The award is presented annually to faculty members, post-doctoral fellows, graduate students, and/or community partners in recognition of collaborative efforts to combine their knowledge and produce outstanding social impacts locally, nationally, or internationally.
Natcher, a cultural anthropologist in the agricultural and resource economics department at USask’s College of Agriculture and Bioresources, said he was thrilled with the nomination and grateful for the PESTA award.
“It is a strange award to receive, given that it’s a team and engagement award. If it wasn’t for a host of other people, none of this would have been possible,” he said.
“As an anthropologist I have insights that can make a contribution, but I rely heavily on people who think about the world in different terms. I like working with those people. It makes research fun, and more meaningful to the people who are affected most directly by the things we are trying to study.”
Natcher works on projects with colleagues around the world, but his closest colleagues at USask are at the Canadian Hub for Applied Social Research, with whom he collaborates on all his projects.
“It’s a great example of what is being done at USask. They are an enormous support for researchers, me in particular,” he said.
His research on the impacts of oil and gas development in the Peace River region, in particular an area that spans the British Columbia and Alberta border, as well as his research with the Arctic Council on water, energy, and food security, are two of Natcher’s career highlights since joining USask in 2007.

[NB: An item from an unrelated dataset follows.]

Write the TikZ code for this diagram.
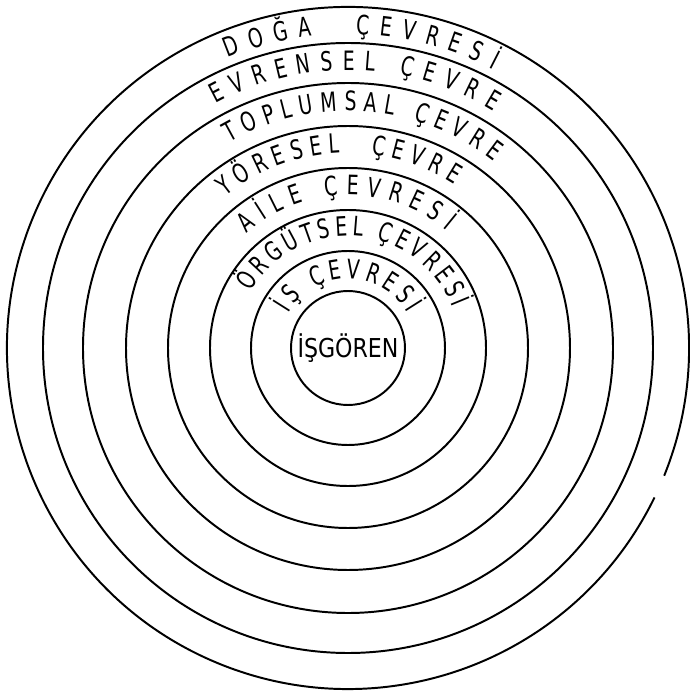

Treaty 8 First Nations, industry, and the governments of Alberta and B.C., are all part of Natcher’s research team in the Peace River project, which is studying the potentially huge impacts of fracking to develop the Montney Play. This shale gas formation, described as Canada’s largest “carbon bomb,” has the potential to release more than a billion tonnes of carbon into the atmosphere.
“Through a recent project, we were able to co-develop a number of scenarios that allow government, Indigenous communities, and industry to work together to evaluate potential negative impacts on First Nations and begin to identify potential mitigation strategies,” Natcher said.
The research motivated a highly productive, non-confrontational dialogue between the parties about moving ahead, and how they continue to live on this landscape together, he said.
“We are really proud of that.”
Natcher is also working with the Arctic Council’s sustainable development working group to research water, energy, and food security. Rather than considering each in isolation, researchers are considering these as an integrated system.
“We found that treating each of these in isolation can have negative impacts. We can grow more food, but what impact does that have on water security, quantity, quality, and energy inputs? So, we are making visible how these systems are connected, and then coming up with strategies for more sustainable Arctic communities.”
Students are an integral component of Natcher’s research. In addition to students from his own department, he tries to draw in as many students as possible from the departments of anthropology, and geography and planning, to expose them to community-based research. He has supervised 19 master’s students, four doctoral candidates and four post-doctoral fellows.
Since joining USask, Natcher has produced 124 refereed journal articles and book chapters, 11 books, and received more than $30 million in external research grants.
In other recent honours, Natcher was named University of the Arctic Research Chair, Water, Energy and Food Security in the Arctic (2022-26), received a Dean’s Award for Excellence in Outreach and Engagement (2019), and served as Centennial Research Chair at the Global Institute for Food Security (2014-19).